Thursday, June 3, 2010

For a Song: Go Back to Your Woods



Robbie Robertson: Go Back to Your Woods

[purchase]

Bands, both well known and obscure, break up all the time. Sometimes, the musicians admit to personal difficulties within the band, but just as often, musicians try to paper it over by claiming that there were “artistic differences”. Was this the case? You can tell when the solo albums start to come out. When The Band broke up, and Robbie Robertson went solo, the difference was startling. Where one could claim that The Band was the first Americana band, Robertson’s first solo album was done with producer Daniel Lanois, and seemed, musically, to come from Peter Gabriel territory. It’s a great album, but it was a shock at the time of its release. Four years later, Robertson was once again using the sounds of various musical traditions in the United States, but with the artiness of that first solo album.
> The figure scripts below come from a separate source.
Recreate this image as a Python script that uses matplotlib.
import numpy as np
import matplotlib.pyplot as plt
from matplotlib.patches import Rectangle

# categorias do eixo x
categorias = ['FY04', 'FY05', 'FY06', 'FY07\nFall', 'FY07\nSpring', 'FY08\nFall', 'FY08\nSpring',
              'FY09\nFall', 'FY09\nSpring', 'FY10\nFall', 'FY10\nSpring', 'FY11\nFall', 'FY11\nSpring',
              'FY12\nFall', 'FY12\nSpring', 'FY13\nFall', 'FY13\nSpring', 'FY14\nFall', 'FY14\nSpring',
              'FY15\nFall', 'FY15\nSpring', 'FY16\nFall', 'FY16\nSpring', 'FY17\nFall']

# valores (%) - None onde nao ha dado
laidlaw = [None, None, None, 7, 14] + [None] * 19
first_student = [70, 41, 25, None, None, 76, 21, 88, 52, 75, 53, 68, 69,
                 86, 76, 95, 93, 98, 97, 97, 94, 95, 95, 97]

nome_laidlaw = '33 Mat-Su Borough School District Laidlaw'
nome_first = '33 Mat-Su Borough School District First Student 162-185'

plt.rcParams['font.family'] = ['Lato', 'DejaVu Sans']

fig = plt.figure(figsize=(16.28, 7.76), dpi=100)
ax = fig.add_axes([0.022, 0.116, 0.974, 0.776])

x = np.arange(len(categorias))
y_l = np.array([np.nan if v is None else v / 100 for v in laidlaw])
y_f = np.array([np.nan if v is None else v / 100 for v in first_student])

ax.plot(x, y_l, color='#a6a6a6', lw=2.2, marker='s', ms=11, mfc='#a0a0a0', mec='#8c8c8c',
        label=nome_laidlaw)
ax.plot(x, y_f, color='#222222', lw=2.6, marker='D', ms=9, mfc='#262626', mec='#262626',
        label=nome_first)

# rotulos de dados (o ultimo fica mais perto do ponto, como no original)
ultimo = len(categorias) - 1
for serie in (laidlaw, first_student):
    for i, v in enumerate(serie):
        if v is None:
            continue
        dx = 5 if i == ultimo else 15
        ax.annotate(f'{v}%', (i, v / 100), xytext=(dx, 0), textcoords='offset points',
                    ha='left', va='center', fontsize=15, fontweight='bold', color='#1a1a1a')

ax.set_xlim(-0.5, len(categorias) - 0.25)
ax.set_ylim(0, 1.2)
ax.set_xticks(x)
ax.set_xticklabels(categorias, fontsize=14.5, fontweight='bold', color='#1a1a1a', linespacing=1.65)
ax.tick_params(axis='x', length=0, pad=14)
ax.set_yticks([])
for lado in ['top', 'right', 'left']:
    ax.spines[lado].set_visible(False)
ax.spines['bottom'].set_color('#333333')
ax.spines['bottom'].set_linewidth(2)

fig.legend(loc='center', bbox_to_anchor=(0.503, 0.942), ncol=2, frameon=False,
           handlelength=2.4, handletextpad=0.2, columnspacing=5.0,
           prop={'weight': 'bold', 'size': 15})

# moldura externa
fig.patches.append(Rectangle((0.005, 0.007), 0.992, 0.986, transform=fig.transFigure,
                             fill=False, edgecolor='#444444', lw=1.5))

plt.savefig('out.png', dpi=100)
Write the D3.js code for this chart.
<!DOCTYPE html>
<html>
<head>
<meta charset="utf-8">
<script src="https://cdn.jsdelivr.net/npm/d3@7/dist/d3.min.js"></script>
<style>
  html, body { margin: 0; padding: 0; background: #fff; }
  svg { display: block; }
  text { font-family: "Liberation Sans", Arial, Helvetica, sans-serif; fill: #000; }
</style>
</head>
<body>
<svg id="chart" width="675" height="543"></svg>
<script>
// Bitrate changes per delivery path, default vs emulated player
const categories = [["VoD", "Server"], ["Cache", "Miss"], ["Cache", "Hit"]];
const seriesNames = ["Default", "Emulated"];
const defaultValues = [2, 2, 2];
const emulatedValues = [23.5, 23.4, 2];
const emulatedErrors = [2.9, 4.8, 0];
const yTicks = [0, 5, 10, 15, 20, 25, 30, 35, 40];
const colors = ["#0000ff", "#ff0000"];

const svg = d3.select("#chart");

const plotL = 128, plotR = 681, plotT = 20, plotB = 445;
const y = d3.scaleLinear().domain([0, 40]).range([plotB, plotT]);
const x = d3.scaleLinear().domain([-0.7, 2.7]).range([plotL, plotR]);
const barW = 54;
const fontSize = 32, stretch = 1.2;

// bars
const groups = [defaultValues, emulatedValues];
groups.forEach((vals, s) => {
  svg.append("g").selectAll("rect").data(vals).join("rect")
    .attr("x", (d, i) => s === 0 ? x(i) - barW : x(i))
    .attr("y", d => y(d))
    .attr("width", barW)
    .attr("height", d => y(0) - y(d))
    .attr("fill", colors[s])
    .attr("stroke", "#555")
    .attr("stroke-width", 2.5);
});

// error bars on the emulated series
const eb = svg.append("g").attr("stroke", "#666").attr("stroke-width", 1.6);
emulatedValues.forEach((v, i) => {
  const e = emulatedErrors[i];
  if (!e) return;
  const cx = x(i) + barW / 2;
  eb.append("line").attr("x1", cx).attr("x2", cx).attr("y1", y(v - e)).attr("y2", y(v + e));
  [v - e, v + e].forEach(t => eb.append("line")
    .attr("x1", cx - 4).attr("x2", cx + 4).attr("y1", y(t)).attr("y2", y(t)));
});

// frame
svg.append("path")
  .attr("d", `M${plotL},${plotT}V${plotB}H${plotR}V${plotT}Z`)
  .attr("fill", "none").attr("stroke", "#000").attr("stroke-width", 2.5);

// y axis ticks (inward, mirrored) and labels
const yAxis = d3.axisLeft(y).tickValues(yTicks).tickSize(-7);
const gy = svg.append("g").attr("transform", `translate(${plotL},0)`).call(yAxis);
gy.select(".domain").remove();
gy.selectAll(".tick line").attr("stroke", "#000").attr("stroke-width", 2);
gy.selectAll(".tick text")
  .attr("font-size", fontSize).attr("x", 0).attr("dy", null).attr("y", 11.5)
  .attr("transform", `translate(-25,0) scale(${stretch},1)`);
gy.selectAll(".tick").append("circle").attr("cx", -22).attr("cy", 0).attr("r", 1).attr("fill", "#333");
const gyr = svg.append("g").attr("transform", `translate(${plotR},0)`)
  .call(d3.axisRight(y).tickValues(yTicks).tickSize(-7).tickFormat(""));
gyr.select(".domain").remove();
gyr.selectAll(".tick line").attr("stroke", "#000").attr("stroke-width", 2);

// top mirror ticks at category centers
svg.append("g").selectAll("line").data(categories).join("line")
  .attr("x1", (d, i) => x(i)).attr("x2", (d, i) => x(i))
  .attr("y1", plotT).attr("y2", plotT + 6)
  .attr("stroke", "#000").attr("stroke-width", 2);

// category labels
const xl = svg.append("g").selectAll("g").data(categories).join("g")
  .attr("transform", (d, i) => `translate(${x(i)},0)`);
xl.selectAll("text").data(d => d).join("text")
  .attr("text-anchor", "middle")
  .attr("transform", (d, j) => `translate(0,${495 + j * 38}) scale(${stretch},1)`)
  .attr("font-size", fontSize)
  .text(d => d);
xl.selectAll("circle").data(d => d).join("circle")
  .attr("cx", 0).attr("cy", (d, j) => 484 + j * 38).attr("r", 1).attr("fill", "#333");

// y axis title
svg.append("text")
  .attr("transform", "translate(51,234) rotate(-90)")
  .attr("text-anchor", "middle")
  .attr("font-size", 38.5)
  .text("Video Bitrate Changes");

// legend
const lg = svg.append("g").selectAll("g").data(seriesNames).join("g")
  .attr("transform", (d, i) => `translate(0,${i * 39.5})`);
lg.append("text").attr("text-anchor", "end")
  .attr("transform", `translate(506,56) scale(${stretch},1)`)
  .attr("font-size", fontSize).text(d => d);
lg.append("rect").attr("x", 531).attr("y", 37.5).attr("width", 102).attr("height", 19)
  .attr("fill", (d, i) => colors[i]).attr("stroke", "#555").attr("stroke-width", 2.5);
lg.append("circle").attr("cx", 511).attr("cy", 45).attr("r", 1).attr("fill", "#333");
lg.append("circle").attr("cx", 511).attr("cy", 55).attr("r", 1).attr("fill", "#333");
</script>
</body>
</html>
The album was Storyville, and Robertson was particularly interested in the musical traditions of New Orleans. Go Back to Your Woods is a stand-out track from that album, and no wonder. The song is a co-write with Robertson and Bruce Hornsby. And what a band! This is basically Robertson and Hornsby with the Meters, plus a couple of Mardi Gras Indian chiefs. This is not the line-up for the rest of the album, and it’s a gutsy move by Robertson that could have failed spectacularly. But Robertson hits it, and this one really cooks.